Through anecdotal evidence from my own life, I have noticed that if a year starts out well it turns out poorly and if it starts out on a bad note, it turns out to be a great year. Hopefully that turns out to be true for the GOP as the year is starting out pretty poorly for them. Let me catch up on a few items as evidence.
President Obama is working his way around the Constitution on what he and the media are positioning as recess appointments (for example Richard Cordray) - except the Senate is not in recess, it's in session, pro-forma. A technicality perhaps, but there are now legal questions that the GOP will probably avoid raising for feat of being portrayed as petty obstructionists rather than upholders of the Constitution. Wonderful.

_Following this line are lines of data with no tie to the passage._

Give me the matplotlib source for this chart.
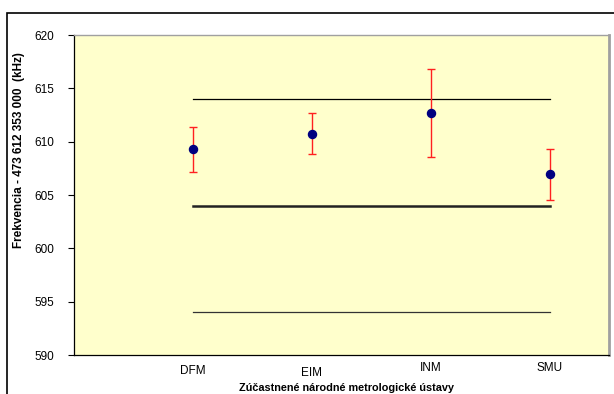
import numpy as np
import matplotlib
matplotlib.use("Agg")
import matplotlib.pyplot as plt
from matplotlib.patches import Rectangle

plt.rcParams['font.family'] = ['Liberation Sans', 'DejaVu Sans']

# data
labs = ['DFM', 'EIM', 'INM', 'SMU']
xpos = [1, 2, 3, 4]
freq = [609.3, 610.75, 612.7, 606.95]   # frekvencia - 473 612 353 000 (kHz)
err = [2.1, 1.95, 4.1, 2.4]
ref = 604          # referencna hodnota
tol = 10           # +- tolerancia

fig = plt.figure(figsize=(6.14, 3.94), dpi=100)
# vonkajsi ramcek grafu
fig.patches.append(Rectangle((7/614, -0.1), 1.0, 1 - 13/394 + 0.1, transform=fig.transFigure,
                             fill=False, edgecolor='black', linewidth=1.2))

ax = fig.add_axes([74/614, 1 - 355/394, (609 - 74)/614, (355 - 35)/394])
ax.set_facecolor('#FFFFCC')
ax.set_xlim(0, 4.5)
ax.set_ylim(590, 620)
ax.set_yticks(np.arange(590, 621, 5))
ax.tick_params(axis='y', direction='out', length=4, width=0.8, labelsize=8.5, pad=10.5)
ax.set_xticks([])

for s in ['left', 'bottom']:
    ax.spines[s].set_color('black')
    ax.spines[s].set_linewidth(0.9)
for s in ['top', 'right']:
    ax.spines[s].set_color('#A0A0A0')
ax.spines['top'].set_linewidth(1.0)
ax.spines['right'].set_linewidth(2.0)

# hranice
ax.plot(xpos, [ref + tol] * len(xpos), color='black', lw=0.9)
ax.plot(xpos, [ref] * len(xpos), color='#222222', lw=1.8)
ax.plot(xpos, [ref - tol] * len(xpos), color='#333333', lw=0.9)

ax.errorbar(xpos, freq, yerr=err, fmt='o', color='#000080', markersize=5.8,
            ecolor='#FF2020', elinewidth=1.0, capsize=3, capthick=1.0, zorder=3)

fig.text(19.5/614, 1 - 150/394, 'Frekvencia - 473 612 353 000  (kHz)', fontsize=8.5,
         fontweight='bold', rotation=90, ha='center', va='center')

# popisy ustavov (posunute ako v povodnom grafe)
yoff = [371, 372.5, 368, 368]
for x, lab, yy in zip(xpos, labs, yoff):
    ax.text(x, -(yy - 355) / 320, lab, transform=ax.get_xaxis_transform(), fontsize=8.5,
            ha='center', va='center')

fig.text(346/614, 1 - 388/394, 'Zúčastnené národné metrologické ústavy', fontsize=7.8,
         fontweight='bold', ha='center', va='center')

fig.savefig('out.png', dpi=100)
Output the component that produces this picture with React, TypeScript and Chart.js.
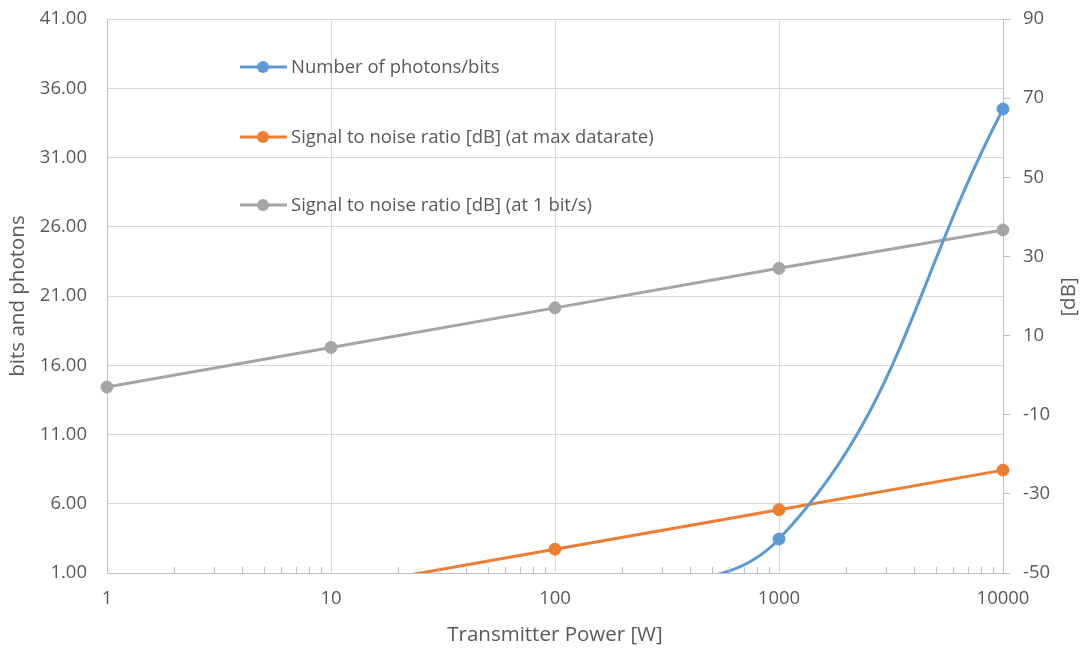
import React, { useEffect, useRef } from "react";
import { Chart, registerables } from "chart.js";

Chart.register(...registerables);

// ---- data ----
const powerW = [1, 10, 100, 1000, 10000];
const photonsPerBit = [0.00345, 0.0345, 0.345, 3.45, 34.5];
const snrMaxRate = [-64, -54, -44, -34, -24];
const snrOneBit = [-3, 7, 17, 27, 36.7];

const seriesNames = [
  "Number of photons/bits",
  "Signal to noise ratio [dB] (at max datarate)",
  "Signal to noise ratio [dB] (at 1 bit/s)",
];
const seriesColors = ["#5B9BD5", "#ED7D31", "#A5A5A5"];

const xTickValues = [1, 10, 100, 1000, 10000];
const minorMultipliers = [2, 3, 4, 5, 6, 7, 8, 9];
const leftTickValues = [1, 6, 11, 16, 21, 26, 31, 36, 41];
const rightTickValues = [-50, -30, -10, 10, 30, 50, 70, 90];

const xTitle = "Transmitter Power [W]";
const leftTitle = "bits and photons";
const rightTitle = "[dB]";

const FONT = '"Open Sans", sans-serif';
const TEXT = "#595959";
const GRID = "#d9d9d9";
const AXIS = "#bfbfbf";
const TICK_SIZE = 18.5;
const TITLE_SIZE = 20.5;

const toPoints = (ys: number[]) => powerW.map((x, i) => ({ x, y: ys[i] }));

const minorTicksPlugin = {
  id: "minorTicks",
  afterDatasetsDraw(chart: any) {
    const xs = chart.scales.x;
    const ctx = chart.ctx;
    const bottom = chart.chartArea.bottom;
    ctx.save();
    ctx.strokeStyle = AXIS;
    ctx.lineWidth = 1;
    for (let i = 0; i < xTickValues.length - 1; i++) {
      for (const m of minorMultipliers) {
        const px = Math.round(xs.getPixelForValue(xTickValues[i] * m)) + 0.5;
        ctx.beginPath();
        ctx.moveTo(px, bottom);
        ctx.lineTo(px, bottom - 6);
        ctx.stroke();
      }
    }
    ctx.restore();
  },
};

const legendPlugin = {
  id: "insideLegend",
  afterDraw(chart: any) {
    const ctx = chart.ctx;
    const rows = [67, 137, 205];
    ctx.save();
    ctx.font = `${TICK_SIZE}px ${FONT}`;
    ctx.textBaseline = "middle";
    ctx.textAlign = "left";
    chart.data.datasets.forEach((ds: any, i: number) => {
      const y = rows[i];
      ctx.strokeStyle = ds.borderColor;
      ctx.lineWidth = 3;
      ctx.beginPath();
      ctx.moveTo(240, y);
      ctx.lineTo(287, y);
      ctx.stroke();
      ctx.fillStyle = ds.borderColor;
      ctx.beginPath();
      ctx.arc(263, y, 6, 0, Math.PI * 2);
      ctx.fill();
      ctx.fillStyle = TEXT;
      ctx.fillText(ds.label, 291, y + 1);
    });
    ctx.restore();
  },
};

const titlesPlugin = {
  id: "axisTitles",
  afterDraw(chart: any) {
    const ctx = chart.ctx;
    const area = chart.chartArea;
    const cx = (area.left + area.right) / 2;
    const cy = (area.top + area.bottom) / 2;
    ctx.save();
    ctx.font = `${TITLE_SIZE}px ${FONT}`;
    ctx.fillStyle = TEXT;
    ctx.textAlign = "center";
    ctx.textBaseline = "middle";
    ctx.fillText(xTitle, cx, 635);
    ctx.save();
    ctx.translate(18, cy);
    ctx.rotate(-Math.PI / 2);
    ctx.fillText(leftTitle, 0, 0);
    ctx.restore();
    ctx.save();
    ctx.translate(1069, cy + 1);
    ctx.rotate(-Math.PI / 2);
    ctx.fillText(rightTitle, 0, 0);
    ctx.restore();
    ctx.restore();
  },
};

const fixVertical = (width: number) => (s: any) => {
  s.width = width;
  s.paddingTop = 0;
  s.paddingBottom = 0;
};

export default function App() {
  const ref = useRef<HTMLCanvasElement | null>(null);

  useEffect(() => {
    if (!ref.current) return;
    const mk = (i: number, ys: number[], axis: string, tension: number) => ({
      label: seriesNames[i],
      data: toPoints(ys),
      yAxisID: axis,
      borderColor: seriesColors[i],
      backgroundColor: seriesColors[i],
      pointBackgroundColor: seriesColors[i],
      pointBorderColor: seriesColors[i],
      borderWidth: 3,
      pointRadius: 6,
      pointBorderWidth: 1,
      tension,
      clip: { left: 10, right: 10, top: 10, bottom: 0 },
    });
    const chart = new Chart(ref.current, {
      type: "line",
      data: {
        datasets: [
          mk(0, photonsPerBit, "y", 0.4),
          mk(1, snrMaxRate, "y1", 0),
          mk(2, snrOneBit, "y1", 0),
        ],
      },
      options: {
        responsive: false,
        animation: false,
        layout: { padding: { top: 19, left: 0, right: 0, bottom: 0 } },
        plugins: { legend: { display: false }, tooltip: { enabled: false } },
        scales: {
          x: {
            type: "logarithmic",
            min: 1,
            max: 10000,
            afterBuildTicks: (s: any) => {
              s.ticks = xTickValues.map((v) => ({ value: v }));
            },
            afterFit: (s: any) => {
              s.height = 75;
            },
            grid: { color: GRID, drawTicks: false },
            border: { color: AXIS },
            ticks: {
              color: TEXT,
              font: { family: FONT, size: TICK_SIZE },
              padding: 15,
              autoSkip: false,
              maxRotation: 0,
              callback: (v: any) => String(v),
            },
          },
          y: {
            type: "linear",
            position: "left",
            min: 1,
            max: 41,
            afterBuildTicks: (s: any) => {
              s.ticks = leftTickValues.map((v) => ({ value: v }));
            },
            afterFit: fixVertical(107),
            grid: { color: GRID, drawTicks: false },
            border: { color: AXIS },
            ticks: {
              color: TEXT,
              font: { family: FONT, size: TICK_SIZE },
              padding: 20,
              callback: (v: any) => Number(v).toFixed(2),
            },
          },
          y1: {
            type: "linear",
            position: "right",
            min: -50,
            max: 90,
            afterBuildTicks: (s: any) => {
              s.ticks = rightTickValues.map((v) => ({ value: v }));
            },
            afterFit: fixVertical(83),
            grid: {
              drawOnChartArea: false,
              drawTicks: true,
              tickLength: 7,
              tickColor: AXIS,
            },
            border: { color: AXIS },
            ticks: {
              color: TEXT,
              font: { family: FONT, size: TICK_SIZE },
              padding: 13,
            },
          },
        },
      },
      plugins: [minorTicksPlugin, legendPlugin, titlesPlugin],
    } as any);
    return () => chart.destroy();
  }, []);

  return (
    <div style={{ position: "absolute", left: 0, top: 0, width: 1086, height: 648, background: "#fff" }}>
      <canvas ref={ref} width={1086} height={648} style={{ display: "block" }} />
    </div>
  );
}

Mitt Romney is surging in South Carolina. The commonly held idea that he is the most electable candidate is wrong. He will not fare well against Obama for reasons I've already enumerated but undoubtedly will be doing again in the near future. Mitt Romney is a Republican mistake waiting to happen (after the primary season of course). Every person still in the race is better than him with the exception of Jon Huntsman. Every person in the race is more electable than him with the exception of Ron Paul. Take everyone else out of the race except one competitor and Mitt Romney probably loses the primary. That doesn't exactly instill confidence does it. What's worse, the lack of enthusiasm for the candidates is being interpreted by the media as a lack of enthusiasm for booting out president Obama. Wrong, but as always, repeat the story long enough and it will be perceived as fact. That doesn't bode well for voter turnout as it could dampen some enthusiasm for replacing with Obama with anyone from Mitt Romney to a lamp post.
The unemployment rate is dropping month by month. It's down to 8.5% except that the math supporting those numbers doesn't make perfect sense to me. For a number of reasons, but as Boston.com points out some of it is due to something conservatives have been pointing out for two years - so many people have given up even looking for work and therefore aren't counted in the unemployment rate unless you look at U6 instead of U3;
The decline is being magnified by short- and long-term trends that are bringing down the percentage of adults either working or looking for work. That percentage has ticked down over the past two years, from 64.6 percent to 64 percent. It's formally known as the labor force participation rate.
If the participation rate had stayed the same, more people would have been competing for jobs, and the unemployment rate in December could have been as high as 9.5 percent, said Heidi Shierholz, an economist at the liberal Economic Policy Institute.
The economy has created more than 100,000 jobs in each of the past six months -- the first time that has happened since April 2006. Economists had thought those job gains would have drawn more discouraged workers back into the labor force.
Not so far.
"The fact that we haven't seen much of a rebound in the labor force ... is a little contrary to what we were expecting," said Marisa DiNatale, an economist at Moody's Analytics.
The big reason this is bad for Republicans is that president Obama is going to be getting credit for the recovery, along with that stupid, worthless Keynesian stimulus effort and it's going to help his chances for re-election as well as falsely validating the ideas of Keynesian stimulus efforts in economic recoveries.
This has been a brutal first week of the year. Who knows, maybe the Mayans were right. Then again, maybe my anecdotal observations about bad years starting well and vice versa will hold true. I certainly hope so.